SET EXERCISE
Reproduce the listing word for word, leaving every picture behind.

Start

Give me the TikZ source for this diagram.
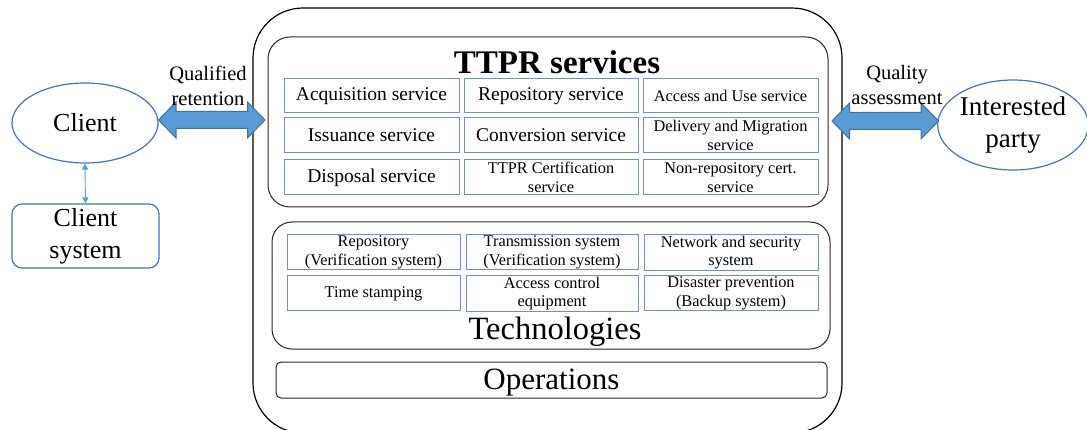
\documentclass[tikz,border=0pt]{standalone}
\usepackage{fontspec}
\setmainfont{Liberation Serif}
\usetikzlibrary{shapes.geometric,arrows.meta,calc}
\definecolor{ellblue}{HTML}{4472C4}
\definecolor{boxblue}{HTML}{6F8FD0}
\definecolor{arrfill}{HTML}{5B9BD5}
\definecolor{arrline}{HTML}{41719C}
\definecolor{frame}{HTML}{262626}
\tikzset{
  svc/.style={draw=boxblue, line width=1pt, inner sep=1pt, align=center, font=\fontsize{19.5}{20}\selectfont},
  svcs/.style={svc, font=\fontsize{16.3}{18.5}\selectfont},
  grp/.style={draw=frame, line width=1pt},
  ell/.style={ellipse, draw=ellblue, line width=1.2pt, align=center, inner sep=0pt},
  bigarr/.style={draw=arrline, fill=arrfill, line width=1pt, line join=miter},
  lbl/.style={align=center, font=\fontsize{20.5}{25}\selectfont}
}
\newcommand\dblarr[2]{%
  \path[bigarr] let \p1=(#1), \p2=(#2) in
    (\x1,\y1) -- (\x1+17.5pt,\y1+18pt) -- (\x1+17.5pt,\y1+8.5pt) -- (\x2-17.5pt,\y1+8.5pt)
    -- (\x2-17.5pt,\y1+18pt) -- (\x2,\y1) -- (\x2-17.5pt,\y1-18pt) -- (\x2-17.5pt,\y1-8.5pt)
    -- (\x1+17.5pt,\y1-8.5pt) -- (\x1+17.5pt,\y1-18pt) -- cycle;}
\begin{document}
\begin{tikzpicture}[x=1pt,y=-1pt]
\useasboundingbox (0,0) rectangle (1087,430);
\clip (0,0) rectangle (1087,430);
% outer frame
\draw[black, line width=1.2pt, rounded corners=50pt] (253,8) rectangle (842,433);
% TTPR services group
\draw[grp, rounded corners=22pt] (268,37) rectangle (828,207);
\node[font=\bfseries\fontsize{33}{36}\selectfont] (title) at (557,62) {TTPR services};
% services
\node[svc, minimum width=175pt, minimum height=34pt] (s11) at (371.5,96) {Acquisition service};
\node[svc, minimum width=174pt, minimum height=34pt] (s12) at (551,96) {Repository service};
\node[svcs, minimum width=175pt, minimum height=34pt] (s13) at (730.5,96) {Access and Use service};
\node[svc, minimum width=175pt, minimum height=35pt] (s21) at (371.5,135.5) {Issuance service};
\node[svc, minimum width=174pt, minimum height=35pt] (s22) at (551,135.5) {Conversion service};
\node[svcs, minimum width=175pt, minimum height=35pt] (s23) at (730.5,135.5) {Delivery and Migration\\service};
\node[svc, minimum width=175pt, minimum height=35pt] (s31) at (371.5,177.5) {Disposal service};
\node[svcs, minimum width=174pt, minimum height=35pt] (s32) at (551,177.5) {TTPR Certification\\service};
\node[svcs, minimum width=175pt, minimum height=35pt] (s33) at (730.5,177.5) {Non-repository cert.\\service};
% technologies group
\draw[grp, rounded corners=20pt] (272,222) rectangle (830,349);
\node[svcs, minimum width=173pt, minimum height=35pt] (t11) at (373.5,252.5) {Repository\\(Verification system)};
\node[svcs, minimum width=172pt, minimum height=35pt] (t12) at (552,252.5) {Transmission system\\(Verification system)};
\node[svcs, minimum width=174pt, minimum height=35pt] (t13) at (731,252.5) {Network and security\\system};
\node[svcs, minimum width=173pt, minimum height=35pt] (t21) at (373.5,293.5) {Time stamping};
\node[svcs, minimum width=172pt, minimum height=35pt] (t22) at (552,293.5) {Access control\\equipment};
\node[svcs, minimum width=174pt, minimum height=35pt] (t23) at (731,293.5) {Disaster prevention\\(Backup system)};
\node[font=\fontsize{32.5}{36}\selectfont] (tech) at (555,332) {Technologies};
% operations
\node[grp, rounded corners=5pt, minimum width=551pt, minimum height=36pt, text height=25pt, text depth=6pt, inner ysep=0pt, font=\fontsize{31}{34}\selectfont] (ops) at (551.5,380) {Operations};
% client side
\node[ell, minimum width=146pt, minimum height=80pt, font=\fontsize{26}{32}\selectfont] (client) at (85,123) {Client};
\node[draw=ellblue, line width=1.2pt, rounded corners=10pt, minimum width=147pt, minimum height=64pt, align=center, inner sep=0pt, font=\fontsize{26}{32}\selectfont] (csys) at (85.5,236) {Client\\system};
\draw[arrfill, line width=0.9pt, {Triangle[length=6pt,width=6pt]}-{Triangle[length=6pt,width=6pt]}] (client.south) -- (csys.north);
% interested party
\node[ell, minimum width=143pt, minimum height=90pt, font=\fontsize{27}{32}\selectfont] (party) at (1013,125) {Interested\\party};
% big arrows
\coordinate (la) at (158.5,120);
\coordinate (lb) at (265,120);
\coordinate (ra) at (832,121);
\coordinate (rb) at (938.5,121);
\dblarr{la}{lb}
\dblarr{ra}{rb}
\node[lbl] (qret) at (208,86) {Qualified\\retention};
\node[lbl] (qass) at (897,85) {Quality\\assessment};
\end{tikzpicture}
\end{document}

End

RESULT OF THE EXERCISE
Give me the TikZ source for this diagram.
\documentclass[tikz,border=0pt]{standalone}
\usepackage{fontspec}
\setmainfont{Liberation Serif}
\usetikzlibrary{shapes.geometric,arrows.meta,calc}
\definecolor{ellblue}{HTML}{4472C4}
\definecolor{boxblue}{HTML}{6F8FD0}
\definecolor{arrfill}{HTML}{5B9BD5}
\definecolor{arrline}{HTML}{41719C}
\definecolor{frame}{HTML}{262626}
\tikzset{
  svc/.style={draw=boxblue, line width=1pt, inner sep=1pt, align=center, font=\fontsize{19.5}{20}\selectfont},
  svcs/.style={svc, font=\fontsize{16.3}{18.5}\selectfont},
  grp/.style={draw=frame, line width=1pt},
  ell/.style={ellipse, draw=ellblue, line width=1.2pt, align=center, inner sep=0pt},
  bigarr/.style={draw=arrline, fill=arrfill, line width=1pt, line join=miter},
  lbl/.style={align=center, font=\fontsize{20.5}{25}\selectfont}
}
\newcommand\dblarr[2]{%
  \path[bigarr] let \p1=(#1), \p2=(#2) in
    (\x1,\y1) -- (\x1+17.5pt,\y1+18pt) -- (\x1+17.5pt,\y1+8.5pt) -- (\x2-17.5pt,\y1+8.5pt)
    -- (\x2-17.5pt,\y1+18pt) -- (\x2,\y1) -- (\x2-17.5pt,\y1-18pt) -- (\x2-17.5pt,\y1-8.5pt)
    -- (\x1+17.5pt,\y1-8.5pt) -- (\x1+17.5pt,\y1-18pt) -- cycle;}
\begin{document}
\begin{tikzpicture}[x=1pt,y=-1pt]
\useasboundingbox (0,0) rectangle (1087,430);
\clip (0,0) rectangle (1087,430);
% outer frame
\draw[black, line width=1.2pt, rounded corners=50pt] (253,8) rectangle (842,433);
% TTPR services group
\draw[grp, rounded corners=22pt] (268,37) rectangle (828,207);
\node[font=\bfseries\fontsize{33}{36}\selectfont] (title) at (557,62) {TTPR services};
% services
\node[svc, minimum width=175pt, minimum height=34pt] (s11) at (371.5,96) {Acquisition service};
\node[svc, minimum width=174pt, minimum height=34pt] (s12) at (551,96) {Repository service};
\node[svcs, minimum width=175pt, minimum height=34pt] (s13) at (730.5,96) {Access and Use service};
\node[svc, minimum width=175pt, minimum height=35pt] (s21) at (371.5,135.5) {Issuance service};
\node[svc, minimum width=174pt, minimum height=35pt] (s22) at (551,135.5) {Conversion service};
\node[svcs, minimum width=175pt, minimum height=35pt] (s23) at (730.5,135.5) {Delivery and Migration\\service};
\node[svc, minimum width=175pt, minimum height=35pt] (s31) at (371.5,177.5) {Disposal service};
\node[svcs, minimum width=174pt, minimum height=35pt] (s32) at (551,177.5) {TTPR Certification\\service};
\node[svcs, minimum width=175pt, minimum height=35pt] (s33) at (730.5,177.5) {Non-repository cert.\\service};
% technologies group
\draw[grp, rounded corners=20pt] (272,222) rectangle (830,349);
\node[svcs, minimum width=173pt, minimum height=35pt] (t11) at (373.5,252.5) {Repository\\(Verification system)};
\node[svcs, minimum width=172pt, minimum height=35pt] (t12) at (552,252.5) {Transmission system\\(Verification system)};
\node[svcs, minimum width=174pt, minimum height=35pt] (t13) at (731,252.5) {Network and security\\system};
\node[svcs, minimum width=173pt, minimum height=35pt] (t21) at (373.5,293.5) {Time stamping};
\node[svcs, minimum width=172pt, minimum height=35pt] (t22) at (552,293.5) {Access control\\equipment};
\node[svcs, minimum width=174pt, minimum height=35pt] (t23) at (731,293.5) {Disaster prevention\\(Backup system)};
\node[font=\fontsize{32.5}{36}\selectfont] (tech) at (555,332) {Technologies};
% operations
\node[grp, rounded corners=5pt, minimum width=551pt, minimum height=36pt, text height=25pt, text depth=6pt, inner ysep=0pt, font=\fontsize{31}{34}\selectfont] (ops) at (551.5,380) {Operations};
% client side
\node[ell, minimum width=146pt, minimum height=80pt, font=\fontsize{26}{32}\selectfont] (client) at (85,123) {Client};
\node[draw=ellblue, line width=1.2pt, rounded corners=10pt, minimum width=147pt, minimum height=64pt, align=center, inner sep=0pt, font=\fontsize{26}{32}\selectfont] (csys) at (85.5,236) {Client\\system};
\draw[arrfill, line width=0.9pt, {Triangle[length=6pt,width=6pt]}-{Triangle[length=6pt,width=6pt]}] (client.south) -- (csys.north);
% interested party
\node[ell, minimum width=143pt, minimum height=90pt, font=\fontsize{27}{32}\selectfont] (party) at (1013,125) {Interested\\party};
% big arrows
\coordinate (la) at (158.5,120);
\coordinate (lb) at (265,120);
\coordinate (ra) at (832,121);
\coordinate (rb) at (938.5,121);
\dblarr{la}{lb}
\dblarr{ra}{rb}
\node[lbl] (qret) at (208,86) {Qualified\\retention};
\node[lbl] (qass) at (897,85) {Quality\\assessment};
\end{tikzpicture}
\end{document}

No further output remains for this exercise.